Vibe Killer by Endless Boogie

Release date: May 19, 2017
Label: No Quarter

I never knew I wanted to see Kiss at a kite festival until I heard this album.

For on this fifth offering from Endless Boogie – surely the band with the most apt name since the John Spencer Blues Explosion – vocalist Paul Major tells a tale on ‘Back in ’74’ of doing exactly this. His friends had no eyebrows “because of Bowie” and Kiss “did not bring their own kites. They were kiteless. And fancy free.” The hard-boiled story involves violence, injury and acid. And it is backed by the languid Neu-doing-Blues riffing that the band is renowned for. And by the end of it, despite the incidences detailed within, you find yourself wishing you’d been there.

Fans of the band have been waiting four years for a new album by this quartet. And they won’t be disappointed. Hell, even the band’s detractors (the “aww, the songs are too long” brigade – what did they expect?) might find something worthwhile here. Because yes, the lengthy blues jams are still present, but things are a little more restrained here than on, say, Long Island. The vibe is louche. Which takes effort.
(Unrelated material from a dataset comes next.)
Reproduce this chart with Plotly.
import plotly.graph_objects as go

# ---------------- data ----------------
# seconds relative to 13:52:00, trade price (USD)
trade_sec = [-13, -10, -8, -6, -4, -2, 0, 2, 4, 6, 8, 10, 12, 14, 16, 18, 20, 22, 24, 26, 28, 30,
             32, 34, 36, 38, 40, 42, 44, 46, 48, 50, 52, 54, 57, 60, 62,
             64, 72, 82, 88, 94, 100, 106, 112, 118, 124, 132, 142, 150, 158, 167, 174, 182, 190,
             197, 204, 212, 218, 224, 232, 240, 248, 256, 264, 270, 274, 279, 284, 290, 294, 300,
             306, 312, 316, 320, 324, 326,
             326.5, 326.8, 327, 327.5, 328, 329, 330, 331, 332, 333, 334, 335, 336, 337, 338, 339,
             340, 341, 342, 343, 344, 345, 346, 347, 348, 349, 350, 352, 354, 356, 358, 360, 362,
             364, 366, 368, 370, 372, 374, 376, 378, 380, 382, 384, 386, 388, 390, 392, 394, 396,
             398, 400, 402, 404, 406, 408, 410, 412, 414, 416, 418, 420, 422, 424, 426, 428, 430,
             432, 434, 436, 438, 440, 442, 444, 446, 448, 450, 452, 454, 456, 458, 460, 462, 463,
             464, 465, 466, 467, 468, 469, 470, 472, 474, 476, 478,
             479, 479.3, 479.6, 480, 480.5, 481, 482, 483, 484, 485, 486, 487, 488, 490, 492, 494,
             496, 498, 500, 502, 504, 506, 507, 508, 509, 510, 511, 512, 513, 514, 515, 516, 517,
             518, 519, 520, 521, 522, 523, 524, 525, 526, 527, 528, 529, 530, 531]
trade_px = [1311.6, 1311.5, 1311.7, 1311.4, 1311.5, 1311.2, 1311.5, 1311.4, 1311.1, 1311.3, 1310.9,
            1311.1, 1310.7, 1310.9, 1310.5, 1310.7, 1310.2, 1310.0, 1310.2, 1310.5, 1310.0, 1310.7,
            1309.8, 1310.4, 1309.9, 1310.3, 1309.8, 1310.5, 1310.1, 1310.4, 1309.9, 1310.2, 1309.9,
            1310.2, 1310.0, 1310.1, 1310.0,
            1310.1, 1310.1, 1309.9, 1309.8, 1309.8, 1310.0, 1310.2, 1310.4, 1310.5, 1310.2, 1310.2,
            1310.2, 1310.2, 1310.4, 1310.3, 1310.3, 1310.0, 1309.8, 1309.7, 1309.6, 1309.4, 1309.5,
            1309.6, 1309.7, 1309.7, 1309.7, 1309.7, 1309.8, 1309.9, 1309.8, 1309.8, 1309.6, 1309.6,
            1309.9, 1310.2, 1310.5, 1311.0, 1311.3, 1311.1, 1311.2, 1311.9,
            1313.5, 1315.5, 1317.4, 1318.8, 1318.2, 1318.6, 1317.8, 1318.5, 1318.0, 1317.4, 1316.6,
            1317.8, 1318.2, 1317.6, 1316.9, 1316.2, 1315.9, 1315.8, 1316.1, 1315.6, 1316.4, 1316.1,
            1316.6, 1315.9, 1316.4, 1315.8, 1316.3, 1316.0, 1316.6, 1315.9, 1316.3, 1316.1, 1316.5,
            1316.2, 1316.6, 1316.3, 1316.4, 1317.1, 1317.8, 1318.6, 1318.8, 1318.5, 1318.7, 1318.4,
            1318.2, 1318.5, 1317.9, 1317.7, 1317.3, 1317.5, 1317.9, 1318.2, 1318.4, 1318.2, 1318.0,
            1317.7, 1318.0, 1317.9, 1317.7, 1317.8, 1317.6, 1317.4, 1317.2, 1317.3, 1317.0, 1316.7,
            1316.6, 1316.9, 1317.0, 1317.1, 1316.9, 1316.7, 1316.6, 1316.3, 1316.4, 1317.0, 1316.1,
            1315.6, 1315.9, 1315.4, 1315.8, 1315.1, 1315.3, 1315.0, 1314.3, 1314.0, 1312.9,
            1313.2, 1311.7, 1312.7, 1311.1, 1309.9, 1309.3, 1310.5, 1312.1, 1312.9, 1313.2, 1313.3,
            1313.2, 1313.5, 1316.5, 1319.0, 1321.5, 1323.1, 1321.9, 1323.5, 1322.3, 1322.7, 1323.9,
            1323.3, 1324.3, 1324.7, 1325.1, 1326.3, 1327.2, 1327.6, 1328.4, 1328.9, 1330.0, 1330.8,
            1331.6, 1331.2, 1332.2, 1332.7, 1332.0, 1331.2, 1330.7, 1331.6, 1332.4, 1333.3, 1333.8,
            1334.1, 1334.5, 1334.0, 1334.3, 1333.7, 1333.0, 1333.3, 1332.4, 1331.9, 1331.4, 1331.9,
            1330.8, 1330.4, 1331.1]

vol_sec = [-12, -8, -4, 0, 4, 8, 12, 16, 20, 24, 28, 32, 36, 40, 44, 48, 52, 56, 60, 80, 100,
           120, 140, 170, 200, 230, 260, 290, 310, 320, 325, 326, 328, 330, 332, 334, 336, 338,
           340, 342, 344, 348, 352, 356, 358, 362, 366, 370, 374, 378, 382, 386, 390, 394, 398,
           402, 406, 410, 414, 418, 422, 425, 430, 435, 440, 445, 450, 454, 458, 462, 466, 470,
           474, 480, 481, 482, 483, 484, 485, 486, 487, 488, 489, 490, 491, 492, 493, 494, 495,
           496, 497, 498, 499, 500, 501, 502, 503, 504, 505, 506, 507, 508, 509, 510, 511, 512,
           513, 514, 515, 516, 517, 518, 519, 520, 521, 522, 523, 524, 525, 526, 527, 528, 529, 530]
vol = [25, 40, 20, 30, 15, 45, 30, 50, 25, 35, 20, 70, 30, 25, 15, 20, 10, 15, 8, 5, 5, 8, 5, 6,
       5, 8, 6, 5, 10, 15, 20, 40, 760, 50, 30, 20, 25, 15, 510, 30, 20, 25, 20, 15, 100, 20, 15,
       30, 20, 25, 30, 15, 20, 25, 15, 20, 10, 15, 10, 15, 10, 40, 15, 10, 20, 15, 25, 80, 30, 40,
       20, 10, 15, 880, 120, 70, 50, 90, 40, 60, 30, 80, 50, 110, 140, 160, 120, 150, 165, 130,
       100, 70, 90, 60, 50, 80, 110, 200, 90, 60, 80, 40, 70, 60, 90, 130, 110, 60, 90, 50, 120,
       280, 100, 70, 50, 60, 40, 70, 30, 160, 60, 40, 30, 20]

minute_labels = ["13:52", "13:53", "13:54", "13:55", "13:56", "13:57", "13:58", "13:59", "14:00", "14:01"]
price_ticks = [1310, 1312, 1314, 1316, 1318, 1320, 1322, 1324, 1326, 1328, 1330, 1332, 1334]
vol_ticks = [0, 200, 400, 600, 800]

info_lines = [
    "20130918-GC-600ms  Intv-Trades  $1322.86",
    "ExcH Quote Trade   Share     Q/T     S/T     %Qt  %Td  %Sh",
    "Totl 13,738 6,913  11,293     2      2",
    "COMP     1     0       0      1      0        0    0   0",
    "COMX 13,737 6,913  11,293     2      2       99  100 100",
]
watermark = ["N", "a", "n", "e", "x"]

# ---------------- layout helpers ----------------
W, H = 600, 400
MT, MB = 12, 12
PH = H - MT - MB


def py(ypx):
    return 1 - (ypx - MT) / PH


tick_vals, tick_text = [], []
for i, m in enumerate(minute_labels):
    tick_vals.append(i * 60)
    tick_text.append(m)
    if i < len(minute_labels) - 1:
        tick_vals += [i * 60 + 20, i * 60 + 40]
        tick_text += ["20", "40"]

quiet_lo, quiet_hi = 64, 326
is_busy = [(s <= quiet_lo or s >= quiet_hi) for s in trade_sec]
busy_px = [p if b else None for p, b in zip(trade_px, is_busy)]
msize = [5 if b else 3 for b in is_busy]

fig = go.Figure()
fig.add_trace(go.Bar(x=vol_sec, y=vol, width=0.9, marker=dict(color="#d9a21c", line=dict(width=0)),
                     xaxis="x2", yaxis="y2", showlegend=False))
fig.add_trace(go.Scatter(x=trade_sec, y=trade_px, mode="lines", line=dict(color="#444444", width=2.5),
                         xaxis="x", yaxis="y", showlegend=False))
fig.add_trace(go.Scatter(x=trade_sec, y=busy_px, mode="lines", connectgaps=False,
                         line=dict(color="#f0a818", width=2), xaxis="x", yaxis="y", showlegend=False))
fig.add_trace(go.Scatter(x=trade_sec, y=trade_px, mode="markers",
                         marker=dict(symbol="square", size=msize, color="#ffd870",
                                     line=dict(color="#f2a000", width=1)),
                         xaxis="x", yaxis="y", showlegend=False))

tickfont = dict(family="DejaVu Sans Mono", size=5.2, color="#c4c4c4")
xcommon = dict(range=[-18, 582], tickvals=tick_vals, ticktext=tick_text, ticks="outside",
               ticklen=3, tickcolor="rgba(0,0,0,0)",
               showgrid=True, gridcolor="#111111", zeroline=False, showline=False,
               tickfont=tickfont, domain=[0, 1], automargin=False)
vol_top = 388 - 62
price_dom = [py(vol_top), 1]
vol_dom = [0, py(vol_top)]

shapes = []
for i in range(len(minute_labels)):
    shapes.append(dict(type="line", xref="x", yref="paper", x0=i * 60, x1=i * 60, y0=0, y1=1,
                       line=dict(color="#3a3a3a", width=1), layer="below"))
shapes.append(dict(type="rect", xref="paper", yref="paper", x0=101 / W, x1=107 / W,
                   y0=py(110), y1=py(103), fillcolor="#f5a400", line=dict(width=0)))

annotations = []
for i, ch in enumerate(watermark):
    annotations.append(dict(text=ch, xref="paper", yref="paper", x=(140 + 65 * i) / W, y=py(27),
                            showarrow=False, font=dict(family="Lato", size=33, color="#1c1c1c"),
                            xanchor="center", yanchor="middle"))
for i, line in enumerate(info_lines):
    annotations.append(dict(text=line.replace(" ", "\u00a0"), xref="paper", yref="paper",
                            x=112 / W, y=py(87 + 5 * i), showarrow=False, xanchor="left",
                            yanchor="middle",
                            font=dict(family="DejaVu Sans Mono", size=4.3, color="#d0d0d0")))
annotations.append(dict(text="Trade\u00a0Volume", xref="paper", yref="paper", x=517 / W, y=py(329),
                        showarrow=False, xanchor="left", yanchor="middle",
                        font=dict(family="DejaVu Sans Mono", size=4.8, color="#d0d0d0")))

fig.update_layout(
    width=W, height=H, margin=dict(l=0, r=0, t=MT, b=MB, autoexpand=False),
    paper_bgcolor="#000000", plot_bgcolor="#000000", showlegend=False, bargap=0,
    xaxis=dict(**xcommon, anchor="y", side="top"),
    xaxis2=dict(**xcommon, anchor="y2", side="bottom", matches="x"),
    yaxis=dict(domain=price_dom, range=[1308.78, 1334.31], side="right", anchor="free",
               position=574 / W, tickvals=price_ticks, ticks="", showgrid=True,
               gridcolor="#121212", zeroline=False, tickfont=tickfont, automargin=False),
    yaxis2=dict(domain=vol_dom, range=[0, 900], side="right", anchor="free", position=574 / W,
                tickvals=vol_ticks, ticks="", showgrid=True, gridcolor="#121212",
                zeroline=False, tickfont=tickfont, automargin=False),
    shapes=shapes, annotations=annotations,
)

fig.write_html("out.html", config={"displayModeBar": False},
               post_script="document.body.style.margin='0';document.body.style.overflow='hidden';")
This is no more evident than on the title-track opener. Major growls as if he is channeling the spirits of Captain Beefheart and John Lee Hooker, while the muted riff weaves along for, well, ages. And it is great.

The next track, ‘Let it be Unknown’ flies by in a matter of two minutes, before the first of Major’s storytelling songs kicks in, with ‘High Drag, Hard Doin”. The backing music is solid, the story is dark. And again, it involves violence – and sleaze. Lots of sleaze.

Another highlight is ‘Bishops at Large’ which has a satisfying drone in the background and the song title chanted metronomically, if a little forebodingly, to create an atmosphere of slight paranoia. The piano marking out the rhythm brings to mind bits of Primal Scream’s Screamadelica.

The Kiss song follows to bring us back to the roadhouse (musically, at least) and even with repeated listens, it does not lose impact. What sounds at first like a stream of consciousness recounting of a long-ago concert soon reveals itself to be a sharply observed, well written drama. And there is a killer solo at the end.

Things get a little Doors-y on ‘Jefferson County’, but the vintage fuzz-laden lead guitar still provides 11 minutes of jammy goodness. As it does on the final track (the final one on the copy I got anyway – I have since noticed there are two more on the album on the band’s Bandcamp site), ‘Whilom’. Two guitars play off each other, each looping a laid-back riff while Major grumbles away.

It is enough to make your eyes half-close, while remaining conscious enough to know that that evil lurks in the background. Which I reckon was the intention of the entire album. Well, that and to invoke feelings of envy that we missed seeing Kiss at a kite festival in 1974.